Los resultados de las elecciones no importan demasiado. El 11 de mayo de 1924, el bloque nacional y el cartel de izquierdas se disputaron acanitamente en Francia la victoria electoral. El escrutinio de ese día no se contentó con derribar a Poincaré de la presidencia del consejo. No pareció satisfecho sino después de arrojar a Millerand de la presidencia de la república. Caillaux, el condenado del bloque nacional, regresó a Francia con cierto aire de césar democrático. Y, sin embargo, dos años después el cartel se disolvía, para dar paso a una nueva fórmula: un gabinete presidido por Poincaré, con Herriot en el ministerio de instrucción y Briand en el del exterior. El 1 de mayo no tocó, en consecuencia, la sustancia de las cosas. Herriot acabó colaborando en un ministerio poincarista y Poincaré concluyó presidiendo un gobierno apoyado en los radicales-socialistas. Esta vez, como la anterior, cualquiera que sea el resultado de las elecciones, solo podrá sostenerse en el gobierno un ministerio de opinión. El escrutinio no producirá, por ningún motivo, un gobierno de partido. Ni un bloque de derechas ni un cartel de izquierdas sería suficientemente sólido. El gobierno tendrá que contar, como el de Poincaré, con el favor de la pequeña burguesía no menos que con la venia de la alta finanza y la gran industria. Una victoria del partido socialista sería, sin duda, la única posibilidad de acontecimientos imprevistos e insólitos. Pero ningún partido asumiría el poder con más miedo a sus responsabilidades ni con más miramiento a la opinión que el partido socialista.

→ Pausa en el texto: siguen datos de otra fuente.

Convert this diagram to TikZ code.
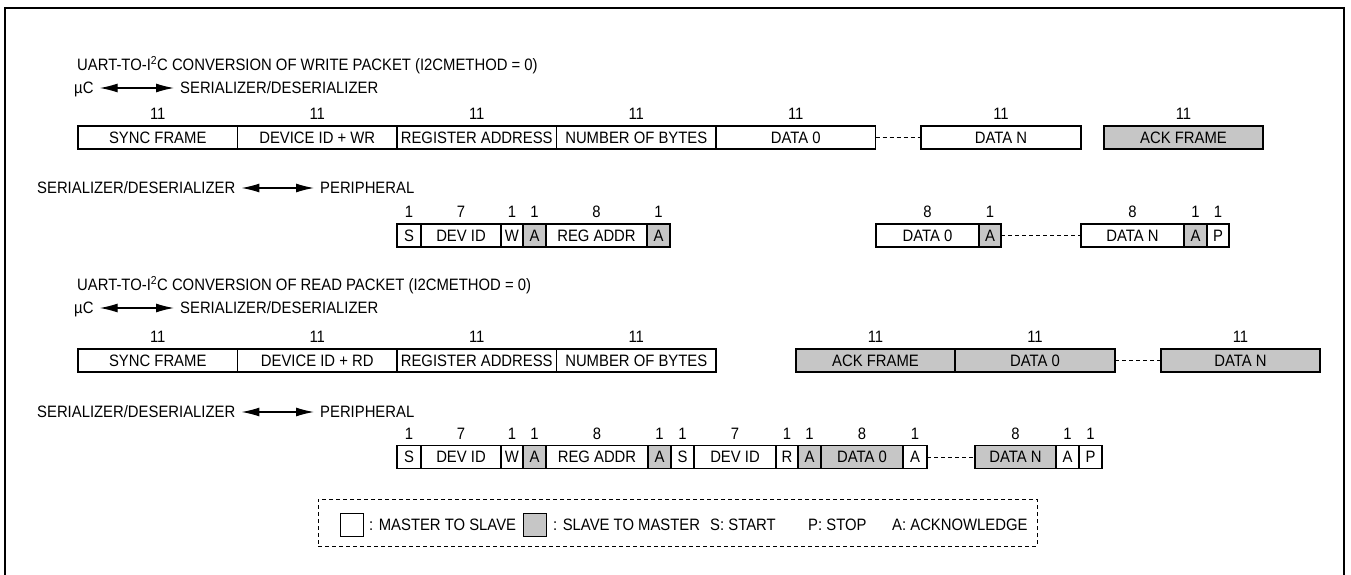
\documentclass[tikz,border=0pt]{standalone}
\usepackage{fontspec}
\setmainfont{Liberation Sans}[FakeStretch=0.9]
\usepackage{xcolor}
\usepackage{tikz}
\usetikzlibrary{arrows.meta,positioning}

\definecolor{slavegray}{RGB}{198,198,198}

\tikzset{
  lbl/.style={inner sep=0pt, text height=11.8pt, text depth=0pt, anchor=west},
  fld/.style={draw, line width=1.3pt, outer sep=0pt, inner sep=0pt,
    minimum height=23pt, text height=11.8pt, text depth=0pt},
  ackfld/.style={fld, fill=slavegray},
  bitnum/.style={inner sep=0pt, text height=11.8pt, text depth=0pt},
  dirarrow/.style={{Latex[length=18pt,width=9pt]}-{Latex[length=18pt,width=9pt]},
    line width=1.2pt, shorten <=6pt, shorten >=6pt},
  gapline/.style={dash pattern=on 4pt off 3pt, line width=0.9pt},
  legbox/.style={draw, dash pattern=on 4pt off 3pt, line width=0.9pt,
    minimum width=719pt, minimum height=47pt, inner sep=0pt}
}

\begin{document}
\begin{tikzpicture}[x=1pt, y=-1pt, font=\fontsize{16.5pt}{19pt}\selectfont]

\useasboundingbox (0,0) rectangle (1351,575);

% Outer frame (open at the bottom)
\draw[line width=2.2pt] (5,580) -- (5,8) -- (1344,8) -- (1344,580);

% ---------------- Write packet ----------------
\node[lbl] (wtitle) at (77,65) {UART-TO-I\textsuperscript{2}C CONVERSION OF WRITE PACKET (I2CMETHOD = 0)};
\node[lbl] (wuc) at (74,88) {µC};
\node[lbl] (wser) at (180,88) {SERIALIZER/DESERIALIZER};
\draw[dirarrow] (wuc) -- (wser);

% UART frames
\node[fld, minimum width=159.5pt, anchor=west] (wsync) at (78,137.5) {SYNC FRAME};
\node[fld, minimum width=159.5pt, right=0pt of wsync] (wdev) {DEVICE ID + WR};
\node[fld, minimum width=159.5pt, right=0pt of wdev] (wreg) {REGISTER ADDRESS};
\node[fld, minimum width=159.5pt, right=0pt of wreg] (wnum) {NUMBER OF BYTES};
\node[fld, minimum width=159.5pt, right=0pt of wnum] (wd0) {DATA 0};
\node[fld, minimum width=160pt, anchor=west] (wdn) at (921,137.5) {DATA N};
\node[ackfld, minimum width=159pt, anchor=west] (wack) at (1104,137.5) {ACK FRAME};
\draw[gapline] (wd0.east) -- (wdn.west);

\node[bitnum, above=6pt of wsync] (wsyncn) {11};
\node[bitnum, above=6pt of wdev] (wdevn) {11};
\node[bitnum, above=6pt of wreg] (wregn) {11};
\node[bitnum, above=6pt of wnum] (wnumn) {11};
\node[bitnum, above=6pt of wd0] (wd0n) {11};
\node[bitnum, above=6pt of wdn] (wdnn) {11};
\node[bitnum, above=6pt of wack] (wackn) {11};

% I2C side of the write
\node[lbl] (pser) at (37,188) {SERIALIZER/DESERIALIZER};
\node[lbl] (pper) at (320,188) {PERIPHERAL};
\draw[dirarrow] (pser) -- (pper);

\node[fld, minimum width=24pt, anchor=west] (ps) at (397,235.5) {S};
\node[fld, minimum width=80pt, right=0pt of ps] (pdev) {DEV ID};
\node[fld, minimum width=22pt, right=0pt of pdev] (pw) {W};
\node[ackfld, minimum width=23pt, right=0pt of pw] (pa1) {A};
\node[fld, minimum width=101pt, right=0pt of pa1] (preg) {REG ADDR};
\node[ackfld, minimum width=23pt, right=0pt of preg] (pa2) {A};
\node[fld, minimum width=103pt, anchor=west] (pd0) at (876,235.5) {DATA 0};
\node[ackfld, minimum width=22pt, right=0pt of pd0] (pa3) {A};
\node[fld, minimum width=103pt, anchor=west] (pdn) at (1081,235.5) {DATA N};
\node[ackfld, minimum width=23pt, right=0pt of pdn] (pa4) {A};
\node[fld, minimum width=22pt, right=0pt of pa4] (pp) {P};
\draw[gapline] (pa3.east) -- (pdn.west);

\node[bitnum, above=6pt of ps] (psn) {1};
\node[bitnum, above=6pt of pdev] (pdevn) {7};
\node[bitnum, above=6pt of pw] (pwn) {1};
\node[bitnum, above=6pt of pa1] (pa1n) {1};
\node[bitnum, above=6pt of preg] (pregn) {8};
\node[bitnum, above=6pt of pa2] (pa2n) {1};
\node[bitnum, above=6pt of pd0] (pd0n) {8};
\node[bitnum, above=6pt of pa3] (pa3n) {1};
\node[bitnum, above=6pt of pdn] (pdnn) {8};
\node[bitnum, above=6pt of pa4] (pa4n) {1};
\node[bitnum, above=6pt of pp] (ppn) {1};

% ---------------- Read packet ----------------
\node[lbl] (rtitle) at (77,285) {UART-TO-I\textsuperscript{2}C CONVERSION OF READ PACKET (I2CMETHOD = 0)};
\node[lbl] (ruc) at (74,308) {µC};
\node[lbl] (rser) at (180,308) {SERIALIZER/DESERIALIZER};
\draw[dirarrow] (ruc) -- (rser);

% UART frames
\node[fld, minimum width=159.5pt, anchor=west] (rsync) at (78,360.5) {SYNC FRAME};
\node[fld, minimum width=159.5pt, right=0pt of rsync] (rdev) {DEVICE ID + RD};
\node[fld, minimum width=159.5pt, right=0pt of rdev] (rreg) {REGISTER ADDRESS};
\node[fld, minimum width=159.5pt, right=0pt of rreg] (rnum) {NUMBER OF BYTES};
\node[ackfld, minimum width=159pt, anchor=west] (rack) at (796,360.5) {ACK FRAME};
\node[ackfld, minimum width=160pt, right=0pt of rack] (rd0) {DATA 0};
\node[ackfld, minimum width=159pt, anchor=west] (rdn) at (1161,360.5) {DATA N};
\draw[gapline] (rd0.east) -- (rdn.west);

\node[bitnum, above=6pt of rsync] (rsyncn) {11};
\node[bitnum, above=6pt of rdev] (rdevn) {11};
\node[bitnum, above=6pt of rreg] (rregn) {11};
\node[bitnum, above=6pt of rnum] (rnumn) {11};
\node[bitnum, above=6pt of rack] (rackn) {11};
\node[bitnum, above=6pt of rd0] (rd0n) {11};
\node[bitnum, above=6pt of rdn] (rdnn) {11};

% I2C side of the read
\node[lbl] (qser) at (37,412) {SERIALIZER/DESERIALIZER};
\node[lbl] (qper) at (320,412) {PERIPHERAL};
\draw[dirarrow] (qser) -- (qper);

\node[fld, minimum width=24pt, anchor=west] (qs1) at (397,457) {S};
\node[fld, minimum width=80pt, right=0pt of qs1] (qdev1) {DEV ID};
\node[fld, minimum width=22pt, right=0pt of qdev1] (qw) {W};
\node[ackfld, minimum width=23pt, right=0pt of qw] (qa1) {A};
\node[fld, minimum width=102pt, right=0pt of qa1] (qreg) {REG ADDR};
\node[ackfld, minimum width=23pt, right=0pt of qreg] (qa2) {A};
\node[fld, minimum width=23pt, right=0pt of qa2] (qs2) {S};
\node[fld, minimum width=82pt, right=0pt of qs2] (qdev2) {DEV ID};
\node[fld, minimum width=22pt, right=0pt of qdev2] (qr) {R};
\node[ackfld, minimum width=23pt, right=0pt of qr] (qa3) {A};
\node[ackfld, minimum width=82pt, right=0pt of qa3] (qd0) {DATA 0};
\node[fld, minimum width=24pt, right=0pt of qd0] (qa4) {A};
\node[ackfld, minimum width=81pt, anchor=west] (qdn) at (975,457) {DATA N};
\node[fld, minimum width=23pt, right=0pt of qdn] (qa5) {A};
\node[fld, minimum width=23pt, right=0pt of qa5] (qp) {P};
\draw[gapline] (qa4.east) -- (qdn.west);

\node[bitnum, above=6pt of qs1] (qs1n) {1};
\node[bitnum, above=6pt of qdev1] (qdev1n) {7};
\node[bitnum, above=6pt of qw] (qwn) {1};
\node[bitnum, above=6pt of qa1] (qa1n) {1};
\node[bitnum, above=6pt of qreg] (qregn) {8};
\node[bitnum, above=6pt of qa2] (qa2n) {1};
\node[bitnum, above=6pt of qs2] (qs2n) {1};
\node[bitnum, above=6pt of qdev2] (qdev2n) {7};
\node[bitnum, above=6pt of qr] (qrn) {1};
\node[bitnum, above=6pt of qa3] (qa3n) {1};
\node[bitnum, above=6pt of qd0] (qd0n) {8};
\node[bitnum, above=6pt of qa4] (qa4n) {1};
\node[bitnum, above=6pt of qdn] (qdnn) {8};
\node[bitnum, above=6pt of qa5] (qa5n) {1};
\node[bitnum, above=6pt of qp] (qpn) {1};

% ---------------- Legend ----------------
\node[legbox] (leg) at (677.5,522.5) {};
\node[fld, line width=1pt, minimum width=23pt, anchor=west] (legm) at (340,524.5) {};
\node[lbl] (legmt) at (369,524.5) {: MASTER TO SLAVE};
\node[ackfld, line width=1pt, minimum width=23pt, anchor=west] (legs) at (523,524.5) {};
\node[lbl] (legst) at (553,524.5) {: SLAVE TO MASTER};
\node[lbl] (legstart) at (710,524.5) {S: START};
\node[lbl] (legstop) at (808,524.5) {P: STOP};
\node[lbl] (legack) at (892,524.5) {A: ACKNOWLEDGE};

\end{tikzpicture}
\end{document}
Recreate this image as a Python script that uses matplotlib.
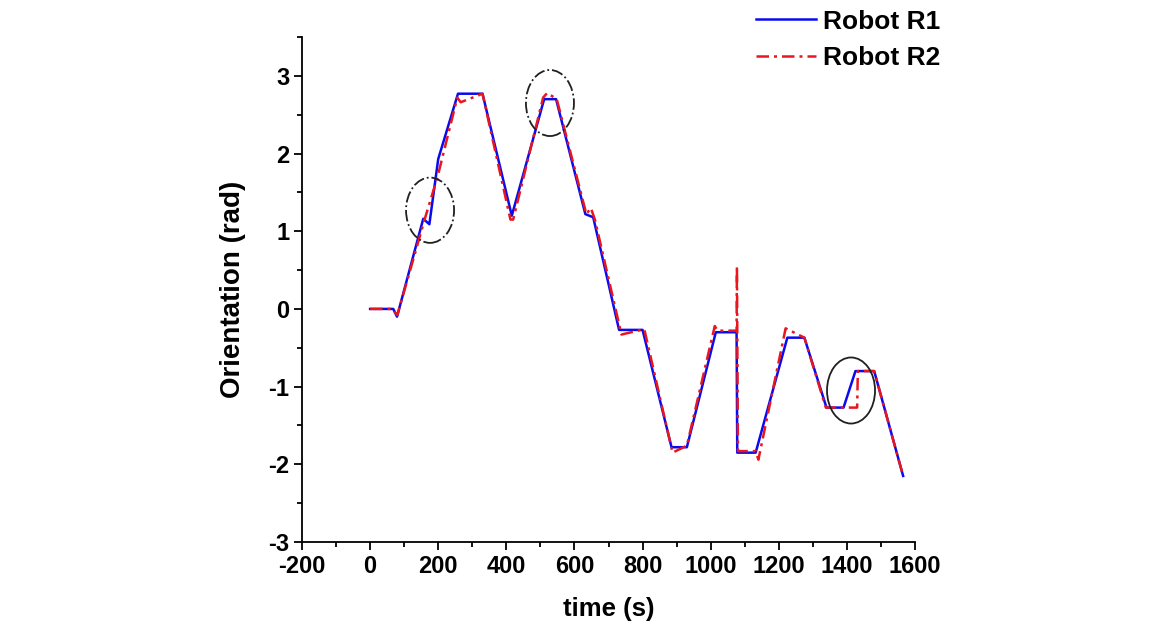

Los socialistas franceses se inclinan, por esto, a una reconstitución más o menos adaptada a las circunstancias, de la fórmula radical-socialista. León Blum rehusaba en 1925 y 26 la participación de los socialistas en el gobierno, en espera, según él, de que les llegara la oportunidad de asumirlo íntegramente por su cuenta. Esta política apresuró el regreso de Poincaré y el restablecimiento de la unión nacional, con el programa de revalorización del franco. Mas la oportunidad aguardada, con tanta certidumbre, por León Blum, no parece haber llegado todavía. Los socialistas no podrían hacer en el poder sino una de estas dos políticas: o una política revolucionaria, sostenida por todas las fuerzas del proletariado, que conduciría inevitablemente a la guerra social, o una política conservadora, de concesiones incesantes a los intereses y la opinión burgueses, como la practicada por los laboristas ingleses durante el experimento Mac Donald. En el segundo caso, un ministerio socialista duraría menos aún que el primer ministerio Herriot después de las elecciones victoriosas del 1º de mayo. En el primer caso, salvo la acción de jefes superiores, con dotes excepcionales de comando, los socialistas serían finalmente desalojados del poder por los comunistas.
El destino del partido socialista francés podía ser el de reemplazar al partido radical-socialista. Pero este proceso requiere tiempo. Los radicales socialistas, aunque pierdan súbitamente su ascendiente sobre las masas pequeño-burguesas de las ciudades, conservarán por algún tiempo, sus clientelas electorales de provincias. Tienen viejas raíces que los defienden de una rápida absorción, sea por parte de la izquierda socialista, sea por parte de la derecha plutocrática. Su función no ha terminado. Y, mientras le estabilización democrática no se encuentre seriamente amenazada, su chance electoral seguirá siendo considerable.